Der laufende Geschäftsbetrieb soll unterdessen auch bei den betroffenen Unternehmensteilen unvermindert fortgesetzt werden. Warenlieferungen würden im Rahmen der vereinbarten Zahlungskonditionen bedient und sämtliche Kundenbestellungen im Versandhandel weiter ausgeführt, so der Arcandor-Vorstand. Außerdem behielten auch die bestehenden Kundengarantien ihre Gültigkeit, ebenso wie das Rückgaberecht für Waren.

Mancher Mitarbeiter hätte es derzeit jedoch wohl lieber, wenn es auch ein Rückgaberecht für Hauptaktionäre geben würde. Die beiden großen Anteilseigner von Arcandor, das Bankhaus Sal.
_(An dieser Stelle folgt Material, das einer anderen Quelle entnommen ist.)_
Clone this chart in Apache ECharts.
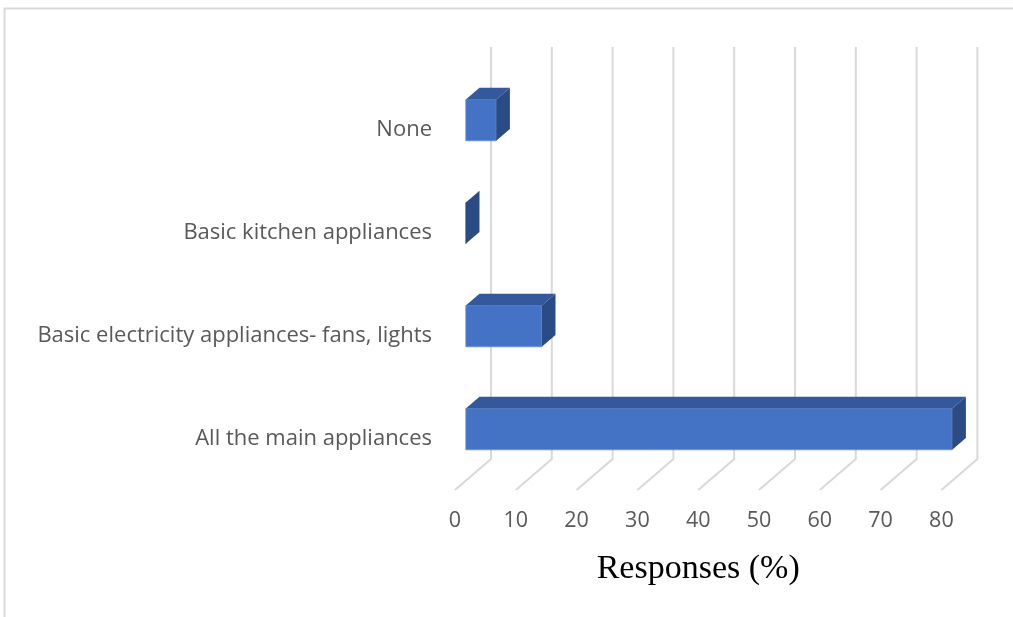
<!DOCTYPE html>
<html>
<head>
<meta charset="utf-8">
<script src="https://cdn.jsdelivr.net/npm/echarts@6/dist/echarts.min.js"></script>
<style>
html,body{margin:0;padding:0;background:#fff;}
#chart{width:1013px;height:617px;}
</style>
</head>
<body>
<div id="chart"></div>
<script>
// Data
const categories = ['All the main appliances', 'Basic electricity appliances- fans, lights', 'Basic kitchen appliances', 'None'];
const values = [80, 12.5, 0, 5];
const tickValues = [0, 10, 20, 30, 40, 50, 60, 70, 80];
const axisTitle = 'Responses (%)';

// 3D depth vector (pixels) from front of floor to back wall
const DX = 36, DY = -31;
const F1 = 0.3, F2 = 0.68;

const chart = echarts.init(document.getElementById('chart'));

function gridItem(params, api) {
  const cs = params.coordSys;
  const x = api.coord([api.value(0), 0])[0];
  const bottom = cs.y + cs.height;
  const top = cs.y;
  const style = { stroke: '#D9D9D9', lineWidth: 2, fill: null };
  return {
    type: 'group',
    children: [
      { type: 'polyline', shape: { points: [[x, bottom], [x + DX, bottom + DY], [x + DX, top + DY]] }, style: style }
    ]
  };
}

function barItem(params, api) {
  const v = api.value(0);
  const cat = api.value(1);
  const p0 = api.coord([0, cat]);
  const p1 = api.coord([v, cat]);
  const h = api.size([0, 1])[1] * 0.4;
  const ax = p0[0] + F1 * DX;
  const bx = p1[0] + F1 * DX;
  const cy = p0[1] + F1 * DY;
  const t = cy - h / 2, b = cy + h / 2;
  const ddx = (F2 - F1) * DX, ddy = (F2 - F1) * DY;
  return {
    type: 'group',
    children: [
      { type: 'rect', shape: { x: ax, y: t, width: bx - ax, height: h }, style: { fill: '#4472C4', stroke: '#6B8FD3', lineWidth: 0.8 } },
      { type: 'polygon', shape: { points: [[ax, t], [bx, t], [bx + ddx, t + ddy], [ax + ddx, t + ddy]] }, style: { fill: '#34589C' } },
      { type: 'polygon', shape: { points: [[bx, t], [bx + ddx, t + ddy], [bx + ddx, b + ddy], [bx, b]] }, style: { fill: '#2B4B85' } }
    ]
  };
}

chart.setOption({
  animation: false,
  backgroundColor: '#ffffff',
  grid: { left: 455, right: 71.6, top: 78, bottom: 127, containLabel: false },
  xAxis: {
    type: 'value', min: 0, max: 80, interval: 10,
    axisLine: { show: false }, axisTick: { show: false }, splitLine: { show: false },
    axisLabel: { color: '#595959', fontSize: 21.5, fontFamily: 'Open Sans', margin: 20 },
    name: axisTitle, nameLocation: 'middle', nameGap: 62,
    nameTextStyle: { color: '#000', fontSize: 34, fontFamily: 'Liberation Serif' }
  },
  yAxis: {
    type: 'category', data: categories,
    axisLine: { show: false }, axisTick: { show: false }, splitLine: { show: false },
    axisLabel: { color: '#595959', fontSize: 22, fontFamily: 'Open Sans', margin: 23, padding: [4, 0, 0, 0] }
  },
  graphic: [
    { type: 'polyline', shape: { points: [[4.5, 617], [4.5, 8.5], [1013, 8.5]] }, style: { stroke: '#D9D9D9', lineWidth: 2, fill: null }, silent: true }
  ],
  series: [
    { type: 'custom', renderItem: gridItem, data: tickValues.map(v => [v]), encode: { x: 0 }, z: 1, silent: true },
    { type: 'custom', renderItem: barItem, data: values.map((v, i) => [v, i]), encode: { x: 0, y: 1 }, z: 2 }
  ]
});
</script>
</body>
</html>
Oppenheim und die Schickedanz-Familie, profitierten in der Vergangenheit in hohem Umfang von der ganz auf Shareholder Value angelegten Firmenpolitik des vorherigen Chefs Thomas Middelhoff, ohne sich jedoch in der aktuellen Notlage kompromissbereit zu zeigen und einen Teil des Finanzierungsrisikos zu übernehmen. Wie Hohn mag da die Aussage des Arcandor-Managemnts klingen, die beiden Hauptaktionäre „bekennen sich unverändert zum Fortbestand des Unternehmens“.